Le parole dette sinora niente servono alla Commedia che seguita; ma che dovrò io dire sopra di essa? Una Donna volubile che nel giro di poche ore cambiasi più e più volte, sembrerà a qualcheduno pazza, e più che volubile. Veramente parlando, la volubilità per se stessa è una spezie di pazzia limitata, mentre la ragione suggerisce agli animi la costanza, e chi opera contro ragione suol dirsi pazzo. In tutte le cose vi è il più ed il meno. In un giorno una volubile si cambierà una volta: un’altra due e qualcheduna tre. Rosaura si cambia più volte ancora, ond’ella è una volubile eccedente, una volubile da Commedia. Per far rilevare un carattere sulle Scene, conviene necessariamente dipingerlo con i più forti e vivi colori. Alcuni caratteri si dipingono con poche azioni che lo dimostrano; ma la volubilità che consiste nella moltiplicazione degli atti opposti, non può in poche azioni consistere, e breve essendo il periodo della Commedia, conviene necessariamente far nascere in corto tempo, ciò che meglio starebbe, se in più giorni rappresentar si potesse.

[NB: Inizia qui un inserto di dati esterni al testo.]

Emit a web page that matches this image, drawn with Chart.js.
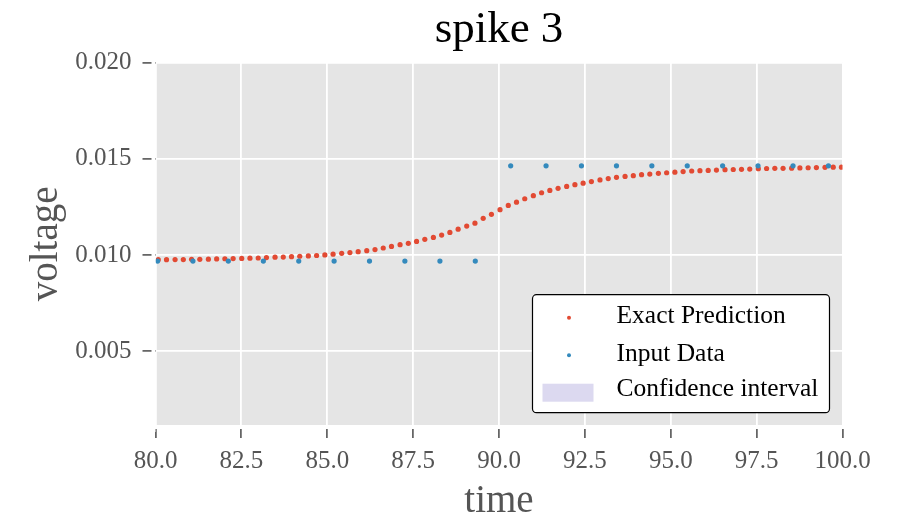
<!DOCTYPE html>
<html>
<head>
<meta charset="utf-8">
<script src="https://cdn.jsdelivr.net/npm/chart.js@4"></script>
<style>
  html, body { margin: 0; padding: 0; background: #fff; }
  #wrap { width: 897px; height: 516px; }
</style>
</head>
<body>
<div id="wrap"><canvas id="chartSpike"></canvas></div>
<script>
// exact prediction (dense curve)
const predTime = [
  80.08, 80.32, 80.57, 80.81, 81.05, 81.29, 81.54, 81.78, 82.02, 82.26,
  82.51, 82.75, 82.99, 83.23, 83.48, 83.72, 83.96, 84.20, 84.45, 84.69,
  84.93, 85.17, 85.42, 85.66, 85.90, 86.15, 86.39, 86.63, 86.87, 87.12,
  87.36, 87.60, 87.84, 88.09, 88.33, 88.57, 88.81, 89.06, 89.30, 89.54,
  89.78, 90.03, 90.27, 90.51, 90.75, 91.00, 91.24, 91.48, 91.72, 91.97,
  92.21, 92.45, 92.69, 92.94, 93.18, 93.42, 93.67, 93.91, 94.15, 94.39,
  94.64, 94.88, 95.12, 95.36, 95.61, 95.85, 96.09, 96.33, 96.58, 96.82,
  97.06, 97.30, 97.55, 97.79, 98.03, 98.27, 98.52, 98.76, 99.00, 99.24,
  99.49, 99.73, 99.97
];
const predVoltage = [
  0.00976, 0.00976, 0.00977, 0.00977, 0.00978, 0.00978, 0.00979, 0.00980, 0.00981, 0.00982,
  0.00983, 0.00984, 0.00985, 0.00987, 0.00989, 0.00990, 0.00992, 0.00994, 0.00996, 0.00998,
  0.01001, 0.01005, 0.01009, 0.01013, 0.01018, 0.01023, 0.01029, 0.01037, 0.01045, 0.01054,
  0.01061, 0.01071, 0.01082, 0.01092, 0.01104, 0.01118, 0.01135, 0.01151, 0.01166, 0.01191,
  0.01212, 0.01236, 0.01258, 0.01275, 0.01293, 0.01309, 0.01324, 0.01336, 0.01347, 0.01357,
  0.01366, 0.01374, 0.01382, 0.01391, 0.01398, 0.01404, 0.01409, 0.01413, 0.01418, 0.01421,
  0.01425, 0.01428, 0.01431, 0.01434, 0.01437, 0.01439, 0.01440, 0.01442, 0.01444, 0.01445,
  0.01446, 0.01447, 0.01449, 0.01450, 0.01451, 0.01451, 0.01452, 0.01453, 0.01454, 0.01455,
  0.01456, 0.01457, 0.01457
];

// input data
const inputTime = [
  80.06, 81.09, 82.12, 83.14, 84.17, 85.20, 86.23, 87.26, 88.28, 89.31,
  90.34, 91.37, 92.40, 93.42, 94.45, 95.48, 96.51, 97.54, 98.56, 99.59
];
const inputVoltage = [
  0.00969, 0.00969, 0.00969, 0.00969, 0.00969, 0.00969, 0.00969, 0.00969, 0.00969, 0.00969,
  0.01464, 0.01464, 0.01464, 0.01464, 0.01464, 0.01464, 0.01464, 0.01464, 0.01464, 0.01464
];

const xTicks = [80, 82.5, 85, 87.5, 90, 92.5, 95, 97.5, 100];
const yTicks = [0.005, 0.010, 0.015, 0.020];

const seriesNames = ['Exact Prediction', 'Input Data', 'Confidence interval'];

const serif = "'Liberation Serif', 'Times New Roman', serif";

const toPts = (xs, ys) => xs.map((x, i) => ({ x: x, y: ys[i] }));

// grey panel behind the plot, gap between ticks and panel, legend box
const panelPlugin = {
  id: 'panel',
  beforeDraw(chart) {
    const { ctx, chartArea: a } = chart;
    ctx.save();
    ctx.fillStyle = '#E5E5E5';
    ctx.fillRect(a.left, a.top, a.right - a.left, a.bottom - a.top);
    ctx.restore();
  },
  afterDatasetsDraw(chart) {
    const { ctx, chartArea: a } = chart;
    ctx.save();
    // cut the tick marks so they stand off the panel
    ctx.fillStyle = '#fff';
    ctx.fillRect(a.left - 4, a.top - 3, 4, a.bottom - a.top + 10);
    ctx.fillRect(a.left - 4, a.bottom, a.right - a.left + 8, 4);

    // legend
    const bx = a.left + 377, by = a.top + 232, bw = 297, bh = 118;
    ctx.beginPath();
    ctx.roundRect(bx, by, bw, bh, 4);
    ctx.fillStyle = '#fff';
    ctx.fill();
    ctx.lineWidth = 1.2;
    ctx.strokeStyle = '#000';
    ctx.stroke();

    const ds = chart.data.datasets;
    ctx.font = '25.5px ' + serif;
    ctx.textBaseline = 'middle';
    ctx.fillStyle = '#000';
    const rows = [by + 22, by + 59.5, by + 95];
    ds.forEach((d, i) => {
      const y = rows[i];
      if (i < 2) {
        ctx.beginPath();
        ctx.arc(bx + 36.5, y + 1, 2, 0, Math.PI * 2);
        ctx.fillStyle = d.backgroundColor;
        ctx.fill();
      } else {
        ctx.fillStyle = d.backgroundColor;
        ctx.fillRect(bx + 10, y - 6, 51, 18);
      }
      ctx.fillStyle = '#000';
      ctx.fillText(d.label, bx + 84, y);
    });
    ctx.restore();
  }
};

const ctxSpike = document.getElementById('chartSpike').getContext('2d');
const chartSpike = new Chart(ctxSpike, {
  type: 'scatter',
  data: {
    datasets: [{
      label: seriesNames[0],
      data: toPts(predTime, predVoltage),
      backgroundColor: '#E24A33',
      borderWidth: 0,
      pointRadius: 2.6,
      order: 2
    }, {
      label: seriesNames[1],
      data: toPts(inputTime, inputVoltage),
      backgroundColor: '#348ABD',
      borderWidth: 0,
      pointRadius: 2.6,
      order: 1
    }, {
      label: seriesNames[2],
      data: [],
      backgroundColor: '#DCD9F0',
      order: 3
    }]
  },
  options: {
    responsive: true,
    maintainAspectRatio: false,
    animation: false,
    events: [],
    layout: { padding: { left: 0, right: 54.5, top: 0, bottom: 0 } },
    plugins: {
      legend: { display: false },
      tooltip: { enabled: false },
      title: {
        display: true,
        fullSize: false,
        text: 'spike 3',
        color: '#000',
        font: { family: serif, size: 45, weight: 'normal' },
        padding: { top: 3, bottom: 5.7 }
      }
    },
    scales: {
      x: {
        type: 'linear',
        min: 80,
        max: 100,
        afterFit(s) { s.height = 91; },
        afterBuildTicks(s) { s.ticks = xTicks.map(v => ({ value: v })); },
        ticks: {
          color: '#555',
          font: { family: serif, size: 25 },
          padding: 8,
          maxRotation: 0,
          callback: v => v.toFixed(1)
        },
        grid: { color: '#fff', lineWidth: 1.8, tickColor: '#555', tickWidth: 1.6, tickLength: 13 },
        border: { display: false },
        title: {
          display: true,
          text: 'time',
          color: '#555',
          font: { family: serif, size: 39, lineHeight: 1 },
          padding: { top: 0, bottom: -5.2 }
        }
      },
      y: {
        type: 'linear',
        min: 0.00117,
        max: 0.020,
        afterFit(s) { s.width = 155.5; },
        afterBuildTicks(s) { s.ticks = yTicks.map(v => ({ value: v })); },
        ticks: {
          color: '#555',
          font: { family: serif, size: 25 },
          padding: 11,
          callback: v => v.toFixed(3)
        },
        grid: { color: '#fff', lineWidth: 1.8, tickColor: '#555', tickWidth: 1.6, tickLength: 13 },
        border: { display: false },
        title: {
          display: true,
          text: 'voltage',
          color: '#555',
          font: { family: serif, size: 39, lineHeight: 1 },
          padding: { top: 27, bottom: 0 }
        }
      }
    }
  },
  plugins: [panelPlugin]
});
</script>
</body>
</html>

Parmi che il celebre Monsieur Destouches, che occupadegno luogo fra i Comici Autori Franzesi, abbia fatto lo stesso nel suo Irresoluto, in cui Dorante si cambia forse più volte di quello si cambi nella mia Commedia Rosaura. Chi poi lo faccia con più ragione, non istà a me deciderlo, siccome non ardisco mettere quest’opera mia, ch’è forse delle inferiori, a fronte di quelle dell’egregio Scrittor Franzese. Tuttavolta, chi piacer avesse di confrontarle, e non intendesse la lingua, potrà leggere l’Irresoluto in lingua nostra tradotto, stampato in Milano per il..., Opera della vezzosa, erudita penna di una illustre Dama, che accoppiando alla grandezza del sangue il bel talento e il buon genio, ha arricchito il Teatro e la lingua nostra colla traduzione di tutte le Opere d’un sì accreditato Autore, il quale però nell’avvantaggio di essere tradotto da una sì nobil mano, deve soffrire, almeno presso di noi, di cedere alle novelle grazie, delle quali l’opera sua viene ora accresciuta.